Aim
Restate exactly the lines that run from the start of the records below to the line containing "1.003, 1.003, 1.0];", counting both ends, and nothing else; pictures stay out.

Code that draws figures
┌────────
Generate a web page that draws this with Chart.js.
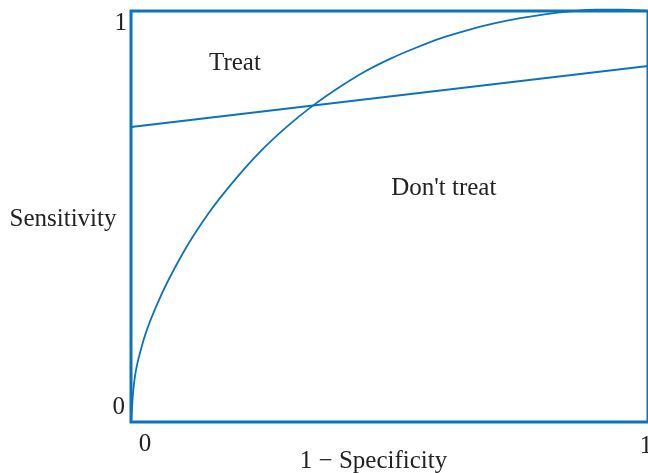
<!DOCTYPE html>
<html>
<head>
<meta charset="utf-8">
<script src="https://cdn.jsdelivr.net/npm/chart.js@4.4.0/dist/chart.umd.min.js"></script>
<style>
html, body { margin: 0; padding: 0; background: #fff; }
#wrap { width: 648px; height: 473px; }
</style>
</head>
<body>
<div id="wrap"><canvas id="roc"></canvas></div>
<script>
"use strict";

// ROC curve: 1 - specificity against sensitivity
var rocFpr = [0, 0.005, 0.02, 0.05, 0.1, 0.15, 0.2, 0.25, 0.3, 0.35, 0.4, 0.45, 0.5,
	0.55, 0.6, 0.65, 0.7, 0.75, 0.8, 0.85, 0.9, 0.95, 1];
var rocTpr = [0, 0.085, 0.18, 0.285, 0.41, 0.508, 0.588, 0.658, 0.717, 0.768, 0.812, 0.851, 0.883,
	0.910, 0.934, 0.953, 0.969, 0.982, 0.992, 0.999, 1.003, 1.003, 1.0];

// treatment threshold line
var lineFpr = [0, 1];
var lineTpr = [0.718, 0.866];

var xTicks = [0, 1];
var yTicks = [0, 1];

// region names and where they sit (data units)
var regionNames = ["Treat", "Don't treat"];
var regionX = [0.201, 0.605];
var regionY = [0.872, 0.569];

var xTitle = "1 \u2212 Specificity";
var yTitle = "Sensitivity";

var blue = "#0b72bd";
var ink = "#222222";
var serif = "'Liberation Serif', 'DejaVu Serif', serif";

function toPoints(xs, ys) {
	var pts = [];
	for (var i = 0; i < xs.length; i++) pts.push({ x: xs[i], y: ys[i] });
	return pts;
}

var textPlugin = {
	id: 'rocText',
	afterDatasetsDraw: function (chart) {
		var ctx = chart.ctx;
		var a = chart.chartArea;
		var sx = chart.scales.x;
		var sy = chart.scales.y;
		ctx.save();

		// box round the plot
		ctx.strokeStyle = blue;
		ctx.lineWidth = 3;
		ctx.strokeRect(a.left, a.top, a.right - a.left, a.bottom - a.top);

		ctx.fillStyle = ink;
		ctx.font = "25px " + serif;
		ctx.textBaseline = "middle";

		// y ticks
		ctx.textAlign = "right";
		ctx.fillText(String(yTicks[1]), a.left - 4, sy.getPixelForValue(yTicks[1]) + 12);
		ctx.fillText(String(yTicks[0]), a.left - 6, sy.getPixelForValue(yTicks[0]) - 15);

		// x ticks
		ctx.textAlign = "center";
		ctx.fillText(String(xTicks[0]), sx.getPixelForValue(xTicks[0]) + 14, a.bottom + 22);
		ctx.fillText(String(xTicks[1]), sx.getPixelForValue(xTicks[1]) - 2, a.bottom + 24);

		// axis titles
		ctx.fillText(xTitle, (a.left + a.right) / 2 - 16, a.bottom + 39);
		ctx.fillText(yTitle, 63, (a.top + a.bottom) / 2 + 3);

		// region names
		for (var i = 0; i < regionNames.length; i++) {
			ctx.fillText(regionNames[i], sx.getPixelForValue(regionX[i]), sy.getPixelForValue(regionY[i]));
		}
		ctx.restore();
	}
};

new Chart(document.getElementById('roc').getContext('2d'), {
	type: 'scatter',
	data: {
		datasets: [{
			label: 'ROC',
			data: toPoints(rocFpr, rocTpr),
			showLine: true,
			borderColor: blue,
			borderWidth: 1.8,
			pointRadius: 0,
			cubicInterpolationMode: 'monotone',
			clip: false
		}, {
			label: 'Threshold',
			data: toPoints(lineFpr, lineTpr),
			showLine: true,
			borderColor: blue,
			borderWidth: 2,
			pointRadius: 0,
			clip: false
		}]
	},
	options: {
		responsive: true,
		maintainAspectRatio: false,
		animation: false,
		layout: { padding: { left: 131, top: 11, right: 0, bottom: 51 } },
		plugins: {
			legend: { display: false },
			tooltip: { enabled: false }
		},
		scales: {
			x: { type: 'linear', min: 0, max: 1, display: false },
			y: { type: 'linear', min: 0, max: 1, display: false }
		}
	},
	plugins: [textPlugin]
});
</script>
</body>
</html>
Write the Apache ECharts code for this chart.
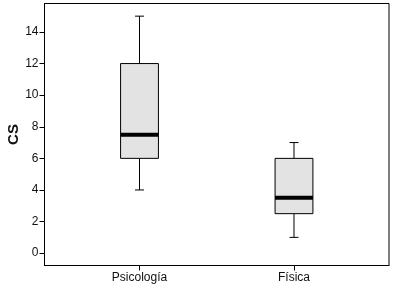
<!DOCTYPE html>
<html>
<head>
<meta charset="utf-8">
<script src="https://cdn.jsdelivr.net/npm/echarts@6/dist/echarts.min.js"></script>
<style>
  html, body { margin: 0; padding: 0; background: #fff; }
  #chart { width: 393px; height: 290px; }
</style>
</head>
<body>
<div id="chart"></div>
<script>
// grupos
const categories = ["Psicología", "Física"];
// [min, Q1, mediana, Q3, max]
const boxValues = [
  [4, 6, 7.5, 12, 15],
  [1, 2.5, 3.5, 6, 7]
];
const yTicks = [0, 2, 4, 6, 8, 10, 12, 14];

const chart = echarts.init(document.getElementById("chart"));

// posicion x = indice + 1
const seriesData = boxValues.map((v, i) => [i + 1].concat(v));

function renderBox(params, api) {
  const x = api.value(0);
  const pMin = api.coord([x, api.value(1)]);
  const pQ1 = api.coord([x, api.value(2)]);
  const pMed = api.coord([x, api.value(3)]);
  const pQ3 = api.coord([x, api.value(4)]);
  const pMax = api.coord([x, api.value(5)]);
  const bw = api.size([1, 0])[0] * 0.245;
  const cw = 9;
  const cx = pMed[0];
  const line = { stroke: "#000", lineWidth: 1 };
  return {
    type: "group",
    children: [
      { type: "line", shape: { x1: cx, y1: pMax[1], x2: cx, y2: pQ3[1] }, style: line },
      { type: "line", shape: { x1: cx, y1: pQ1[1], x2: cx, y2: pMin[1] }, style: line },
      { type: "line", shape: { x1: cx - cw / 2, y1: pMax[1], x2: cx + cw / 2, y2: pMax[1] }, style: line },
      { type: "line", shape: { x1: cx - cw / 2, y1: pMin[1], x2: cx + cw / 2, y2: pMin[1] }, style: line },
      {
        type: "rect",
        shape: { x: cx - bw / 2, y: pQ3[1], width: bw, height: pQ1[1] - pQ3[1] },
        style: { fill: "#e3e3e3", stroke: "#000", lineWidth: 1 }
      },
      {
        type: "line",
        shape: { x1: cx - bw / 2, y1: pMed[1], x2: cx + bw / 2, y2: pMed[1] },
        style: { stroke: "#000", lineWidth: 4 }
      }
    ]
  };
}

const font = "Liberation Sans, Arial, sans-serif";

const option = {
  animation: false,
  grid: {
    left: 44.5, right: 4, top: 3.5, bottom: 24.5,
    outerBoundsMode: "none",
    containLabel: false,
    show: true, borderColor: "#000", borderWidth: 1, backgroundColor: "#fff"
  },
  xAxis: {
    type: "value",
    min: 0.385,
    max: 2.615,
    splitLine: { show: false },
    axisLine: { show: true, onZero: false, lineStyle: { color: "#000" } },
    axisTick: { show: true, length: 5, lineStyle: { color: "#000" }, customValues: categories.map((c, i) => i + 1) },
    axisLabel: {
      customValues: categories.map((c, i) => i + 1),
      formatter: v => categories[Math.round(v) - 1] || "",
      color: "#111", fontFamily: font, fontSize: 12, margin: 6
    }
  },
  yAxis: {
    type: "value",
    min: -0.78,
    max: 15.8,
    name: "CS",
    nameLocation: "middle",
    nameGap: 23,
    nameMoveOverlap: false,
    nameTextStyle: { fontFamily: font, fontSize: 15, fontWeight: "bold", color: "#111" },
    splitLine: { show: false },
    axisLine: { show: true, onZero: false, lineStyle: { color: "#000" } },
    axisTick: { show: true, length: 5, lineStyle: { color: "#000" }, customValues: yTicks },
    axisLabel: {
      customValues: yTicks,
      color: "#111", fontFamily: font, fontSize: 12, margin: 6
    }
  },
  series: [{
    type: "custom",
    renderItem: renderBox,
    encode: { x: 0, y: [1, 2, 3, 4, 5] },
    data: seriesData
  }]
};

chart.setOption(option);
</script>
</body>
</html>
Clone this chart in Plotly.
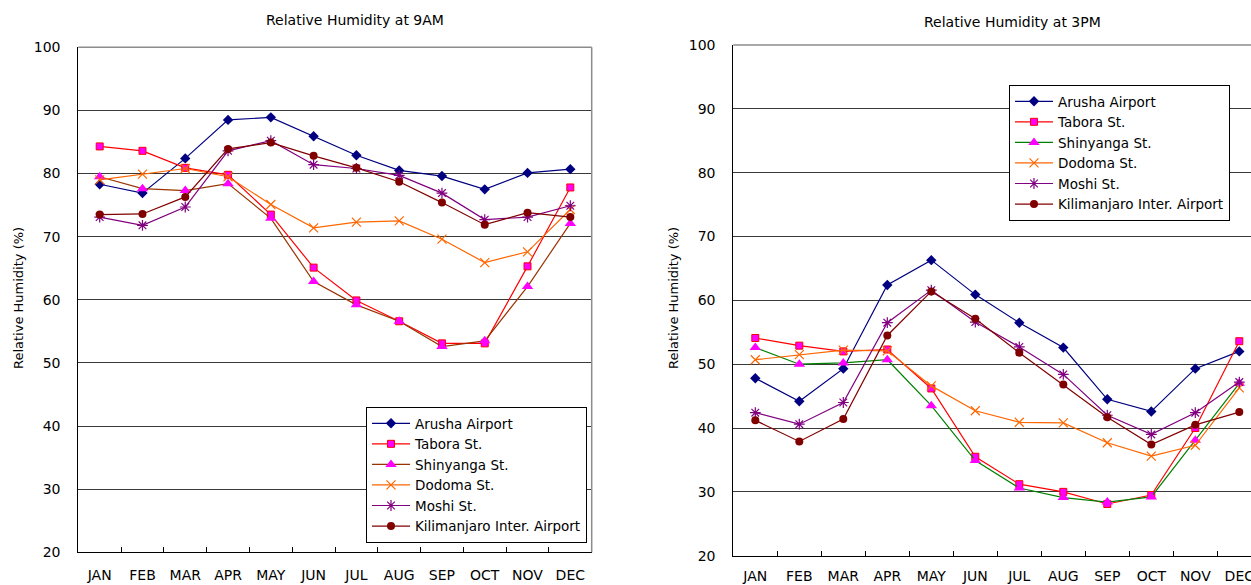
import plotly.graph_objects as go

# Months on the category axis
months = ["JAN", "FEB", "MAR", "APR", "MAY", "JUN", "JUL", "AUG", "SEP", "OCT", "NOV", "DEC"]

# Station names
stations = ["Arusha Airport", "Tabora St.", "Shinyanga St.", "Dodoma St.", "Moshi St.",
            "Kilimanjaro Inter. Airport"]

# Mean relative humidity (%) at 9AM
am_arusha = [78.3, 76.9, 82.4, 88.5, 88.9, 85.9, 82.9, 80.5, 79.6, 77.5, 80.1, 80.7]
am_tabora = [84.3, 83.6, 80.9, 79.8, 73.5, 65.1, 59.9, 56.6, 53.1, 53.1, 65.3, 77.8]
am_shinyanga = [79.5, 77.6, 77.3, 78.4, 72.9, 62.9, 59.2, 56.6, 52.6, 53.5, 62.1, 72.1]
am_dodoma = [79.0, 79.9, 80.8, 79.5, 75.1, 71.4, 72.3, 72.5, 69.6, 65.9, 67.6, 74.3]
am_moshi = [73.1, 71.8, 74.7, 83.6, 85.2, 81.4, 80.8, 79.7, 76.9, 72.7, 73.1, 74.9]
am_kilimanjaro = [73.5, 73.6, 76.3, 83.9, 84.9, 82.8, 80.9, 78.7, 75.4, 71.9, 73.8, 73.1]

# Mean relative humidity (%) at 3PM
pm_arusha = [47.8, 44.2, 49.3, 62.4, 66.3, 60.9, 56.5, 52.6, 44.5, 42.6, 49.3, 52.0]
pm_tabora = [54.1, 52.9, 52.0, 52.3, 46.2, 35.5, 31.2, 30.0, 28.1, 29.5, 40.0, 53.6]
pm_shinyanga = [52.6, 50.0, 50.2, 50.7, 43.5, 34.9, 30.6, 29.1, 28.4, 29.2, 38.1, 47.0]
pm_dodoma = [50.7, 51.5, 52.2, 52.1, 46.6, 42.7, 40.9, 40.8, 37.7, 35.6, 37.3, 46.3]
pm_moshi = [42.4, 40.6, 44.0, 56.5, 61.6, 56.6, 52.7, 48.4, 42.0, 39.0, 42.4, 47.2]
pm_kilimanjaro = [41.2, 37.9, 41.4, 54.5, 61.4, 57.1, 51.8, 46.8, 41.7, 37.4, 40.5, 42.5]

W, H = 1251, 585
FONT = "DejaVu Sans, Arial, sans-serif"


def px_x(v):
    return v / W


def px_y(v):
    return 1 - v / H


def style(i, panel):
    """Line colour and marker for station i in a given panel."""
    shinyanga_line = "#993300" if panel == "am" else "#008000"
    styles = [
        dict(line="#000080", marker=dict(symbol="diamond", size=8, color="#000080")),
        dict(line="#FF0000", marker=dict(symbol="square", size=7, color="#FF00FF",
                                         line=dict(color="#FF0000", width=1))),
        dict(line=shinyanga_line, marker=dict(symbol="triangle-up", size=10, color="#FF00FF")),
        dict(line="#FF6600", marker=dict(symbol="x-thin-open", size=9,
                                         line=dict(color="#FF6600", width=1.2))),
        dict(line="#800080", marker=dict(symbol="asterisk-open", size=9,
                                         line=dict(color="#800080", width=1.2))),
        dict(line="#800000", marker=dict(symbol="circle", size=8, color="#800000")),
    ]
    return styles[i]


fig = go.Figure()

am_series = [am_arusha, am_tabora, am_shinyanga, am_dodoma, am_moshi, am_kilimanjaro]
pm_series = [pm_arusha, pm_tabora, pm_shinyanga, pm_dodoma, pm_moshi, pm_kilimanjaro]

for i, (name, vals) in enumerate(zip(stations, am_series)):
    s = style(i, "am")
    fig.add_trace(go.Scatter(
        x=months, y=vals, name=name, mode="lines+markers",
        line=dict(color=s["line"], width=1.2), marker=s["marker"],
        xaxis="x", yaxis="y", legend="legend",
    ))

for i, (name, vals) in enumerate(zip(stations, pm_series)):
    s = style(i, "pm")
    fig.add_trace(go.Scatter(
        x=months, y=vals, name=name, mode="lines+markers",
        line=dict(color=s["line"], width=1.2), marker=s["marker"],
        xaxis="x2", yaxis="y2", legend="legend2",
    ))

xcommon = dict(
    type="category", categoryorder="array", categoryarray=months,
    showgrid=False, showline=True, linecolor="#000000", linewidth=1,
    ticks="inside", tickson="boundaries", ticklen=5, tickcolor="#000000",
    tickfont=dict(family=FONT, size=14, color="#000000"),
    zeroline=False, fixedrange=True, automargin=False,
)
ycommon = dict(
    range=[20, 100], tick0=20, dtick=10,
    showgrid=True, gridcolor="#3a3a3a", gridwidth=1,
    showline=True, linecolor="#000000", linewidth=1,
    ticks="", tickfont=dict(family=FONT, size=14, color="#000000"),
    ticklabelstandoff=14, zeroline=False, fixedrange=True, automargin=False,
)

legend_common = dict(
    xanchor="left", yanchor="top",
    bgcolor="white", bordercolor="#000000", borderwidth=1,
    font=dict(family=FONT, size=13.5, color="#000000"),
    tracegroupgap=0, itemwidth=38,
)

fig.update_layout(
    width=W, height=H,
    margin=dict(l=0, r=0, t=0, b=0, autoexpand=False),
    paper_bgcolor="white", plot_bgcolor="white",
    font=dict(family=FONT, size=14, color="#000000"),
    xaxis=dict(xcommon, domain=[px_x(78.3), px_x(591.7)], range=[-0.5, 11.5],
               ticklabelstandoff=10, anchor="y"),
    yaxis=dict(ycommon, domain=[px_y(552.3), px_y(47.3)], anchor="x"),
    xaxis2=dict(xcommon, domain=[px_x(733.3), 1.0],
                range=[-0.5, -0.5 + (W - 733.3) / 44.0],
                ticklabelstandoff=7, anchor="y2"),
    yaxis2=dict(ycommon, domain=[px_y(555.7), px_y(45.0)], anchor="x2"),
    legend=dict(legend_common, x=px_x(366), y=px_y(407)),
    legend2=dict(legend_common, x=px_x(1009), y=px_y(85)),
    showlegend=True,
)

# Grey frame on the top and right of the plotting areas
fig.add_shape(type="line", xref="x domain", yref="y domain", x0=0, x1=1, y0=1, y1=1,
              line=dict(color="#8c8c8c", width=1.5), layer="above")
fig.add_shape(type="line", xref="x domain", yref="y domain", x0=1, x1=1, y0=0, y1=1,
              line=dict(color="#8c8c8c", width=1.5), layer="above")
fig.add_shape(type="line", xref="x2 domain", yref="y2 domain", x0=0, x1=1, y0=1, y1=1,
              line=dict(color="#8c8c8c", width=1.5), layer="above")

# Panel titles
title_font = dict(family=FONT, size=14, color="#000000")
fig.add_annotation(text="Relative Humidity at 9AM", x=px_x(355), y=px_y(20),
                   xref="paper", yref="paper", showarrow=False,
                   xanchor="center", yanchor="middle", font=title_font)
fig.add_annotation(text="Relative Humidity at 3PM", x=px_x(1012), y=px_y(22),
                   xref="paper", yref="paper", showarrow=False,
                   xanchor="center", yanchor="middle", font=title_font)

# Y-axis titles
axis_title_font = dict(family=FONT, size=13, color="#000000")
fig.add_annotation(text="Relative Humidity (%)", x=px_x(18), y=px_y(298),
                   xref="paper", yref="paper", showarrow=False, textangle=-90,
                   xanchor="center", yanchor="middle", font=axis_title_font)
fig.add_annotation(text="Relative Humidity (%)", x=px_x(673), y=px_y(298),
                   xref="paper", yref="paper", showarrow=False, textangle=-90,
                   xanchor="center", yanchor="middle", font=axis_title_font)

fig.write_html("out.html", config=dict(displayModeBar=False))
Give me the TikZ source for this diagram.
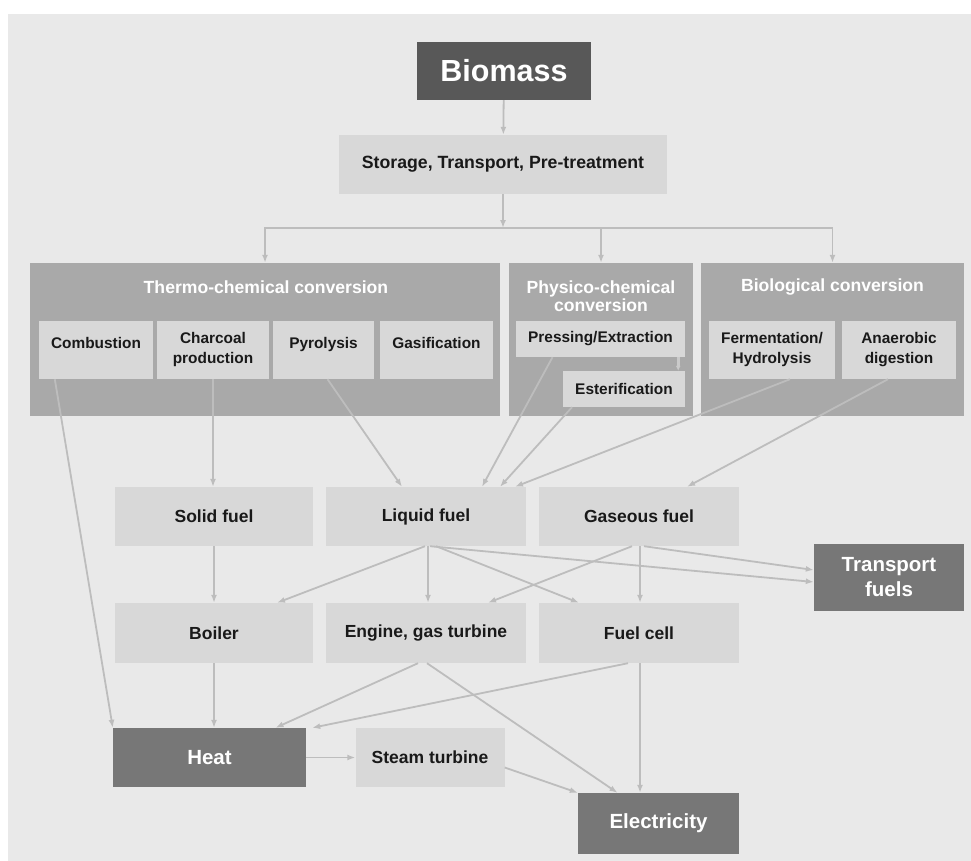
└────────
Task response
Generate a web page that draws this with Chart.js.
<!DOCTYPE html>
<html>
<head>
<meta charset="utf-8">
<script src="https://cdn.jsdelivr.net/npm/chart.js@4.4.0/dist/chart.umd.min.js"></script>
<style>
html, body { margin: 0; padding: 0; background: #fff; }
#wrap { width: 648px; height: 473px; }
</style>
</head>
<body>
<div id="wrap"><canvas id="roc"></canvas></div>
<script>
"use strict";

// ROC curve: 1 - specificity against sensitivity
var rocFpr = [0, 0.005, 0.02, 0.05, 0.1, 0.15, 0.2, 0.25, 0.3, 0.35, 0.4, 0.45, 0.5,
	0.55, 0.6, 0.65, 0.7, 0.75, 0.8, 0.85, 0.9, 0.95, 1];
var rocTpr = [0, 0.085, 0.18, 0.285, 0.41, 0.508, 0.588, 0.658, 0.717, 0.768, 0.812, 0.851, 0.883,
	0.910, 0.934, 0.953, 0.969, 0.982, 0.992, 0.999, 1.003, 1.003, 1.0];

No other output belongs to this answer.